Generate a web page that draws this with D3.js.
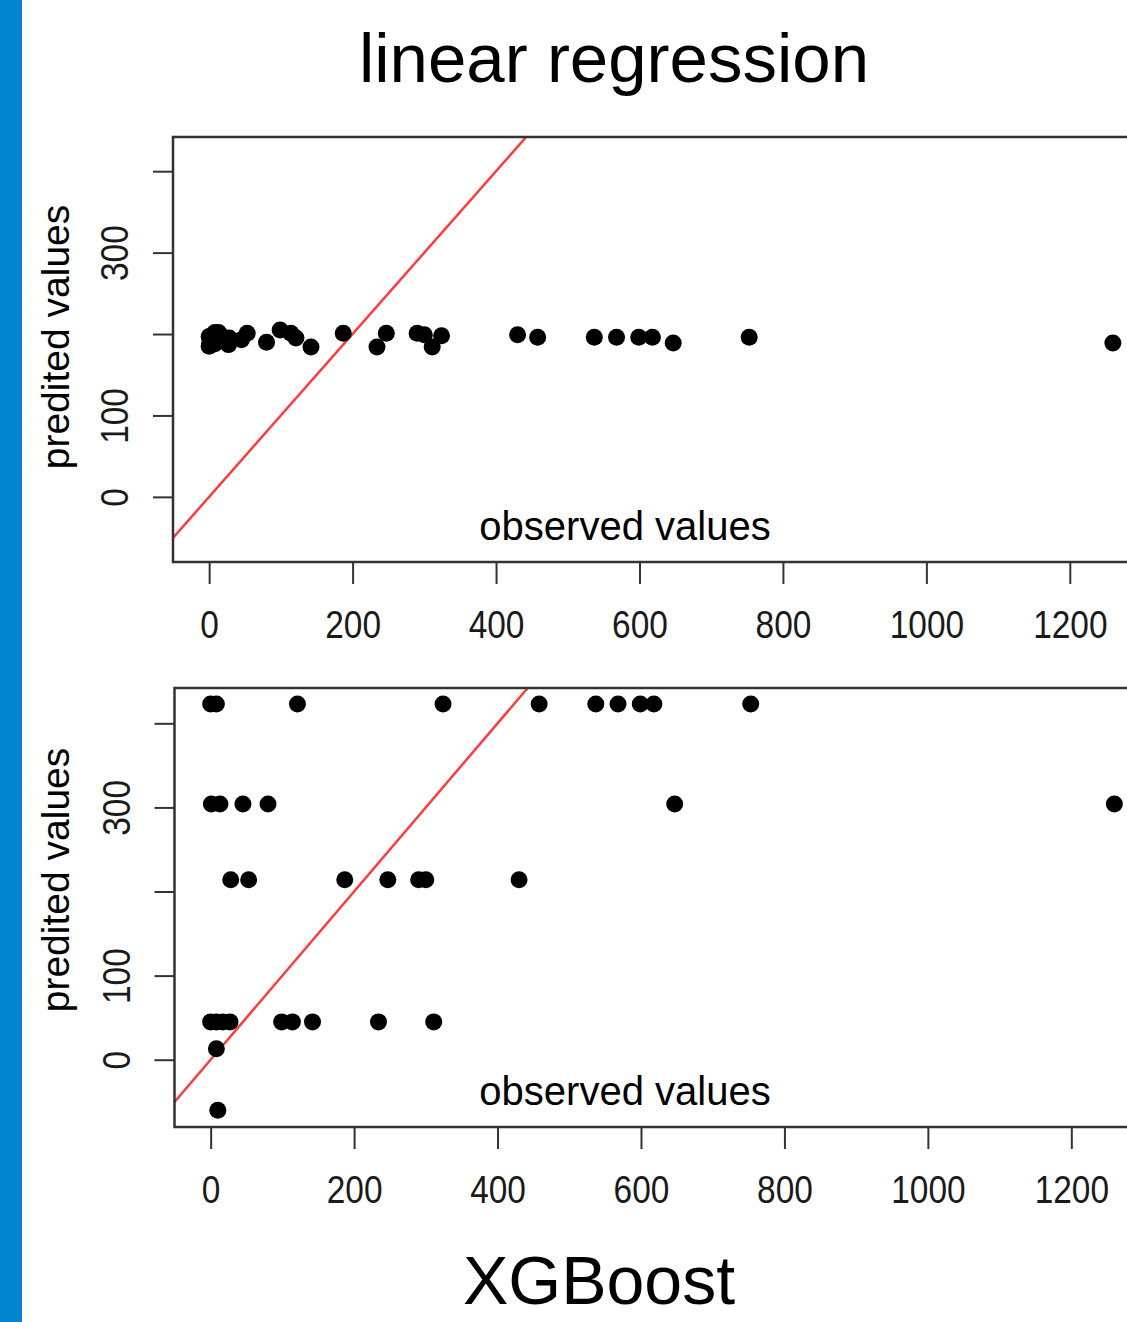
<!DOCTYPE html>
<html>
<head>
<meta charset="utf-8">
<title>linear regression vs XGBoost</title>
<script src="https://d3js.org/d3.v7.min.js"></script>
<style>
  body { margin: 0; background: #fff; }
  text { font-family: "Liberation Sans", Arial, Helvetica, sans-serif; }
</style>
</head>
<body>
<svg id="chart" width="1127" height="1322"></svg>
<script>

// test set: observed values and what each model predicted for them
var observed = [0, 8, 121, 324, 458, 537, 568, 599, 618, 753,
                1, 13, 45, 80, 647, 1260,
                28, 53, 187, 247, 290, 300, 430,
                0, 8, 17, 27, 99, 114, 142, 234, 311,
                8, 10];
var predLM   = [197, 200, 195, 198, 196, 196, 196, 196, 196, 196,
                190, 202, 193, 190, 189, 189,
                195, 201, 201, 201, 201, 199, 199,
                185, 188, 198, 187, 205, 201, 184, 184, 184,
                202, 192];
var predXGB  = [423, 423, 423, 423, 423, 423, 423, 423, 423, 423,
                304, 304, 304, 304, 304, 304,
                214, 214, 214, 214, 214, 214, 214,
                45, 45, 45, 45, 45, 45, 45, 45, 45,
                13, -60];

var xTicks = [0, 200, 400, 600, 800, 1000, 1200];
var yTicks = [0, 100, 200, 300, 400];
var yLabels = [0, 100, 300];   // R skips the labels that would overlap
var xDomain = [-50.4, 1310.4];
var yDomain = [-80, 442];

var svg = d3.select("#chart");

svg.append("rect")
    .attr("width", 1127).attr("height", 1322)
    .attr("fill", "#fff");

// blue slide edge
svg.append("rect")
    .attr("x", 0).attr("y", 0)
    .attr("width", 22).attr("height", 1322)
    .attr("fill", "#0284cf");

var panels = [
    { pred: predLM,  left: 173,   top: 137, bottom: 562,  labelY: 337 },
    { pred: predXGB, left: 174.5, top: 688, bottom: 1127, labelY: 880 }
];

panels.forEach(function(p, i) {
    var x = d3.scaleLinear().domain(xDomain).range([p.left, p.left + 976]);
    var y = d3.scaleLinear().domain(yDomain).range([p.bottom, p.top]);
    var g = svg.append("g");

    g.append("clipPath").attr("id", "clip" + i)
      .append("rect")
        .attr("x", p.left).attr("y", p.top)
        .attr("width", 976).attr("height", p.bottom - p.top);

    // y = x reference line
    g.append("line")
        .attr("clip-path", "url(#clip" + i + ")")
        .attr("x1", x(yDomain[0])).attr("y1", y(yDomain[0]))
        .attr("x2", x(yDomain[1])).attr("y2", y(yDomain[1]))
        .attr("stroke", "#ff3b3b")
        .attr("stroke-width", 2.5);

    g.selectAll("circle")
        .data(observed)
        .enter().append("circle")
        .attr("cx", function(d) { return x(d); })
        .attr("cy", function(d, j) { return y(p.pred[j]); })
        .attr("r", 8.5)
        .attr("fill", "#000");

    g.append("rect")
        .attr("x", p.left).attr("y", p.top)
        .attr("width", 976).attr("height", p.bottom - p.top)
        .attr("fill", "none")
        .attr("stroke", "#333")
        .attr("stroke-width", 2.5);

    // x axis
    var xa = g.append("g")
        .attr("transform", "translate(0," + p.bottom + ")")
        .call(d3.axisBottom(x).tickValues(xTicks).tickSize(22)
            .tickFormat(d3.format("d")))
        .attr("color", "#333")
        .attr("font-size", 38)
        .attr("font-family", "'Liberation Sans', Arial, sans-serif");
    xa.select(".domain").remove();
    xa.selectAll(".tick line").attr("stroke-width", 2);
    xa.selectAll(".tick text")
        .attr("y", 76).attr("dy", null)
        .attr("fill", "#1a1a1a")
        .attr("transform", "scale(0.88,1)");

    // y axis
    var ya = g.append("g")
        .attr("transform", "translate(" + p.left + ",0)")
        .call(d3.axisLeft(y).tickValues(yTicks).tickSize(20)
            .tickFormat(function(d) { return yLabels.indexOf(d) >= 0 ? d : ""; }))
        .attr("color", "#333")
        .attr("font-size", 38)
        .attr("font-family", "'Liberation Sans', Arial, sans-serif");
    ya.select(".domain").remove();
    ya.selectAll(".tick line").attr("stroke-width", 2);
    ya.selectAll(".tick text")
        .attr("x", 0).attr("y", -45).attr("dy", null)
        .attr("text-anchor", "middle")
        .attr("fill", "#1a1a1a")
        .attr("transform", "rotate(-90) scale(0.88,1)");

    g.append("text")
        .attr("x", 625).attr("y", p.bottom - 22)
        .attr("text-anchor", "middle")
        .attr("font-size", 40)
        .text("observed values");

    g.append("text")
        .attr("transform", "translate(69," + p.labelY + ") rotate(-90)")
        .attr("text-anchor", "middle")
        .attr("font-size", 39)
        .text("predited values");
});

svg.append("text")
    .attr("x", 614).attr("y", 82)
    .attr("text-anchor", "middle")
    .attr("font-size", 69)
    .text("linear regression");

svg.append("text")
    .attr("x", 599).attr("y", 1304)
    .attr("text-anchor", "middle")
    .attr("font-size", 68)
    .text("XGBoost");

</script>
</body>
</html>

▶ _Aim_: Output the material word for word, omitting its pictures.

▶ _Exercise answer_:
Generate a web page that draws this with D3.js.
<!DOCTYPE html>
<html>
<head>
<meta charset="utf-8">
<title>linear regression vs XGBoost</title>
<script src="https://d3js.org/d3.v7.min.js"></script>
<style>
  body { margin: 0; background: #fff; }
  text { font-family: "Liberation Sans", Arial, Helvetica, sans-serif; }
</style>
</head>
<body>
<svg id="chart" width="1127" height="1322"></svg>
<script>

// test set: observed values and what each model predicted for them
var observed = [0, 8, 121, 324, 458, 537, 568, 599, 618, 753,
                1, 13, 45, 80, 647, 1260,
                28, 53, 187, 247, 290, 300, 430,
                0, 8, 17, 27, 99, 114, 142, 234, 311,
                8, 10];
var predLM   = [197, 200, 195, 198, 196, 196, 196, 196, 196, 196,
                190, 202, 193, 190, 189, 189,
                195, 201, 201, 201, 201, 199, 199,
                185, 188, 198, 187, 205, 201, 184, 184, 184,
                202, 192];
var predXGB  = [423, 423, 423, 423, 423, 423, 423, 423, 423, 423,
                304, 304, 304, 304, 304, 304,
                214, 214, 214, 214, 214, 214, 214,
                45, 45, 45, 45, 45, 45, 45, 45, 45,
                13, -60];

var xTicks = [0, 200, 400, 600, 800, 1000, 1200];
var yTicks = [0, 100, 200, 300, 400];
var yLabels = [0, 100, 300];   // R skips the labels that would overlap
var xDomain = [-50.4, 1310.4];
var yDomain = [-80, 442];

var svg = d3.select("#chart");

svg.append("rect")
    .attr("width", 1127).attr("height", 1322)
    .attr("fill", "#fff");

// blue slide edge
svg.append("rect")
    .attr("x", 0).attr("y", 0)
    .attr("width", 22).attr("height", 1322)
    .attr("fill", "#0284cf");

var panels = [
    { pred: predLM,  left: 173,   top: 137, bottom: 562,  labelY: 337 },
    { pred: predXGB, left: 174.5, top: 688, bottom: 1127, labelY: 880 }
];

panels.forEach(function(p, i) {
    var x = d3.scaleLinear().domain(xDomain).range([p.left, p.left + 976]);
    var y = d3.scaleLinear().domain(yDomain).range([p.bottom, p.top]);
    var g = svg.append("g");

    g.append("clipPath").attr("id", "clip" + i)
      .append("rect")
        .attr("x", p.left).attr("y", p.top)
        .attr("width", 976).attr("height", p.bottom - p.top);

    // y = x reference line
    g.append("line")
        .attr("clip-path", "url(#clip" + i + ")")
        .attr("x1", x(yDomain[0])).attr("y1", y(yDomain[0]))
        .attr("x2", x(yDomain[1])).attr("y2", y(yDomain[1]))
        .attr("stroke", "#ff3b3b")
        .attr("stroke-width", 2.5);

    g.selectAll("circle")
        .data(observed)
        .enter().append("circle")
        .attr("cx", function(d) { return x(d); })
        .attr("cy", function(d, j) { return y(p.pred[j]); })
        .attr("r", 8.5)
        .attr("fill", "#000");

    g.append("rect")
        .attr("x", p.left).attr("y", p.top)
        .attr("width", 976).attr("height", p.bottom - p.top)
        .attr("fill", "none")
        .attr("stroke", "#333")
        .attr("stroke-width", 2.5);

    // x axis
    var xa = g.append("g")
        .attr("transform", "translate(0," + p.bottom + ")")
        .call(d3.axisBottom(x).tickValues(xTicks).tickSize(22)
            .tickFormat(d3.format("d")))
        .attr("color", "#333")
        .attr("font-size", 38)
        .attr("font-family", "'Liberation Sans', Arial, sans-serif");
    xa.select(".domain").remove();
    xa.selectAll(".tick line").attr("stroke-width", 2);
    xa.selectAll(".tick text")
        .attr("y", 76).attr("dy", null)
        .attr("fill", "#1a1a1a")
        .attr("transform", "scale(0.88,1)");

    // y axis
    var ya = g.append("g")
        .attr("transform", "translate(" + p.left + ",0)")
        .call(d3.axisLeft(y).tickValues(yTicks).tickSize(20)
            .tickFormat(function(d) { return yLabels.indexOf(d) >= 0 ? d : ""; }))
        .attr("color", "#333")
        .attr("font-size", 38)
        .attr("font-family", "'Liberation Sans', Arial, sans-serif");
    ya.select(".domain").remove();
    ya.selectAll(".tick line").attr("stroke-width", 2);
    ya.selectAll(".tick text")
        .attr("x", 0).attr("y", -45).attr("dy", null)
        .attr("text-anchor", "middle")
        .attr("fill", "#1a1a1a")
        .attr("transform", "rotate(-90) scale(0.88,1)");

    g.append("text")
        .attr("x", 625).attr("y", p.bottom - 22)
        .attr("text-anchor", "middle")
        .attr("font-size", 40)
        .text("observed values");

    g.append("text")
        .attr("transform", "translate(69," + p.labelY + ") rotate(-90)")
        .attr("text-anchor", "middle")
        .attr("font-size", 39)
        .text("predited values");
});

svg.append("text")
    .attr("x", 614).attr("y", 82)
    .attr("text-anchor", "middle")
    .attr("font-size", 69)
    .text("linear regression");

svg.append("text")
    .attr("x", 599).attr("y", 1304)
    .attr("text-anchor", "middle")
    .attr("font-size", 68)
    .text("XGBoost");

</script>
</body>
</html>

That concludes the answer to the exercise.